**Data extract:**
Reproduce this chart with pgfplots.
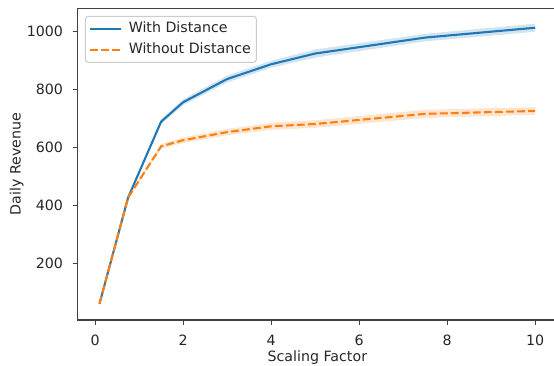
\documentclass[border=0pt]{standalone}
\usepackage{fontspec}
\setmainfont{DejaVu Sans}
\usepackage{pgfplots}
\pgfplotsset{compat=1.18}
\definecolor{cblue}{RGB}{31,119,180}
\definecolor{corange}{RGB}{255,127,14}
\newcommand{\mplfont}{\fontsize{14.2bp}{16bp}\selectfont}
\begin{document}
\begin{tikzpicture}[font=\mplfont]
\begin{axis}[
  at={(0bp,0bp)}, anchor=south west,
  scale only axis, width=479.3bp, height=311.7bp,
  xmin=-0.395, xmax=10.495, ymin=6, ymax=1081,
  xtick={0,2,4,6,8,10}, ytick={200,400,600,800,1000},
  xtick pos=lower, ytick pos=left, tick align=outside,
  major tick length=4.86bp, minor tick num=0,
  axis line style={line width=1.1bp, black!75},
  tick style={line width=1.1bp, black!75},
  /pgf/number format/assume math mode=true,
  /pgf/number format/1000 sep={},
  tick label style={font=\mplfont, inner sep=0pt, text=black!85},
  xticklabel style={anchor=north, yshift=-9.7bp},
  yticklabel style={anchor=east, xshift=-9.7bp},
  xlabel={Scaling Factor}, ylabel={Daily Revenue},
  label style={font=\mplfont, text=black!85},
  xlabel style={at={([yshift=-37.5bp]axis description cs:0.5,0)}, anchor=center, inner sep=0pt},
  ylabel style={at={([xshift=-61bp]axis description cs:0,0.5)}, anchor=center, rotate=0, inner sep=0pt},
  legend cell align=left,
  legend image code/.code={\draw[#1] (0bp,0bp) -- (30.7bp,0bp);},
  legend style={at={(axis description cs:0.0152,0.976)}, anchor=north west,
    draw=black!20, fill=white, rounded corners=3bp, line width=1bp, text=black!85,
    font=\mplfont, inner xsep=3.5bp, inner ysep=3.6bp, row sep=4bp, column sep=5bp,
    nodes={inner sep=2bp, text height=10.5bp, text depth=3bp}},
]
% blue band
\addplot[draw=none, fill=cblue, fill opacity=0.2, forget plot] coordinates {
 (0.1,65) (0.75,433) (1.5,698) (2,767) (3,849) (4,900) (5,939) (7.5,993) (10,1028)
 (10,1000) (7.5,967) (5,911) (4,876) (3,825) (2,747) (1.5,682) (0.75,423) (0.1,59)
} -- cycle;
\addplot[cblue, line width=2.08bp] coordinates {
 (0.1,62) (0.75,428) (1.5,690) (2,757) (3,837) (4,888) (5,925) (7.5,980) (10,1014)
};
\addlegendentry{With Distance}
% orange band
\addplot[draw=none, fill=corange, fill opacity=0.2, forget plot] coordinates {
 (0.1,65) (0.75,433) (1.5,613) (2,636) (3,665) (4,686) (5,695) (7.5,731) (10,740)
 (10,714) (7.5,703) (5,669) (4,662) (3,643) (2,616) (1.5,597) (0.75,423) (0.1,59)
} -- cycle;
\addplot[corange, line width=2.08bp, dash pattern=on 7.7bp off 3.33bp] coordinates {
 (0.1,62) (0.75,428) (1.5,605) (2,626) (3,654) (4,674) (5,682) (7.5,717) (10,727)
};
\addlegendentry{Without Distance}
\end{axis}
\pgfresetboundingbox
\path[use as bounding box] (-77.7bp,-46bp) rectangle (476.3bp,320bp);
\end{tikzpicture}
\end{document}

**Problem description:**
Quote the full listing above word for word; exclude every picture from the copy.

**Answer:**
Reproduce this chart with pgfplots.
\documentclass[border=0pt]{standalone}
\usepackage{fontspec}
\setmainfont{DejaVu Sans}
\usepackage{pgfplots}
\pgfplotsset{compat=1.18}
\definecolor{cblue}{RGB}{31,119,180}
\definecolor{corange}{RGB}{255,127,14}
\newcommand{\mplfont}{\fontsize{14.2bp}{16bp}\selectfont}
\begin{document}
\begin{tikzpicture}[font=\mplfont]
\begin{axis}[
  at={(0bp,0bp)}, anchor=south west,
  scale only axis, width=479.3bp, height=311.7bp,
  xmin=-0.395, xmax=10.495, ymin=6, ymax=1081,
  xtick={0,2,4,6,8,10}, ytick={200,400,600,800,1000},
  xtick pos=lower, ytick pos=left, tick align=outside,
  major tick length=4.86bp, minor tick num=0,
  axis line style={line width=1.1bp, black!75},
  tick style={line width=1.1bp, black!75},
  /pgf/number format/assume math mode=true,
  /pgf/number format/1000 sep={},
  tick label style={font=\mplfont, inner sep=0pt, text=black!85},
  xticklabel style={anchor=north, yshift=-9.7bp},
  yticklabel style={anchor=east, xshift=-9.7bp},
  xlabel={Scaling Factor}, ylabel={Daily Revenue},
  label style={font=\mplfont, text=black!85},
  xlabel style={at={([yshift=-37.5bp]axis description cs:0.5,0)}, anchor=center, inner sep=0pt},
  ylabel style={at={([xshift=-61bp]axis description cs:0,0.5)}, anchor=center, rotate=0, inner sep=0pt},
  legend cell align=left,
  legend image code/.code={\draw[#1] (0bp,0bp) -- (30.7bp,0bp);},
  legend style={at={(axis description cs:0.0152,0.976)}, anchor=north west,
    draw=black!20, fill=white, rounded corners=3bp, line width=1bp, text=black!85,
    font=\mplfont, inner xsep=3.5bp, inner ysep=3.6bp, row sep=4bp, column sep=5bp,
    nodes={inner sep=2bp, text height=10.5bp, text depth=3bp}},
]
% blue band
\addplot[draw=none, fill=cblue, fill opacity=0.2, forget plot] coordinates {
 (0.1,65) (0.75,433) (1.5,698) (2,767) (3,849) (4,900) (5,939) (7.5,993) (10,1028)
 (10,1000) (7.5,967) (5,911) (4,876) (3,825) (2,747) (1.5,682) (0.75,423) (0.1,59)
} -- cycle;
\addplot[cblue, line width=2.08bp] coordinates {
 (0.1,62) (0.75,428) (1.5,690) (2,757) (3,837) (4,888) (5,925) (7.5,980) (10,1014)
};
\addlegendentry{With Distance}
% orange band
\addplot[draw=none, fill=corange, fill opacity=0.2, forget plot] coordinates {
 (0.1,65) (0.75,433) (1.5,613) (2,636) (3,665) (4,686) (5,695) (7.5,731) (10,740)
 (10,714) (7.5,703) (5,669) (4,662) (3,643) (2,616) (1.5,597) (0.75,423) (0.1,59)
} -- cycle;
\addplot[corange, line width=2.08bp, dash pattern=on 7.7bp off 3.33bp] coordinates {
 (0.1,62) (0.75,428) (1.5,605) (2,626) (3,654) (4,674) (5,682) (7.5,717) (10,727)
};
\addlegendentry{Without Distance}
\end{axis}
\pgfresetboundingbox
\path[use as bounding box] (-77.7bp,-46bp) rectangle (476.3bp,320bp);
\end{tikzpicture}
\end{document}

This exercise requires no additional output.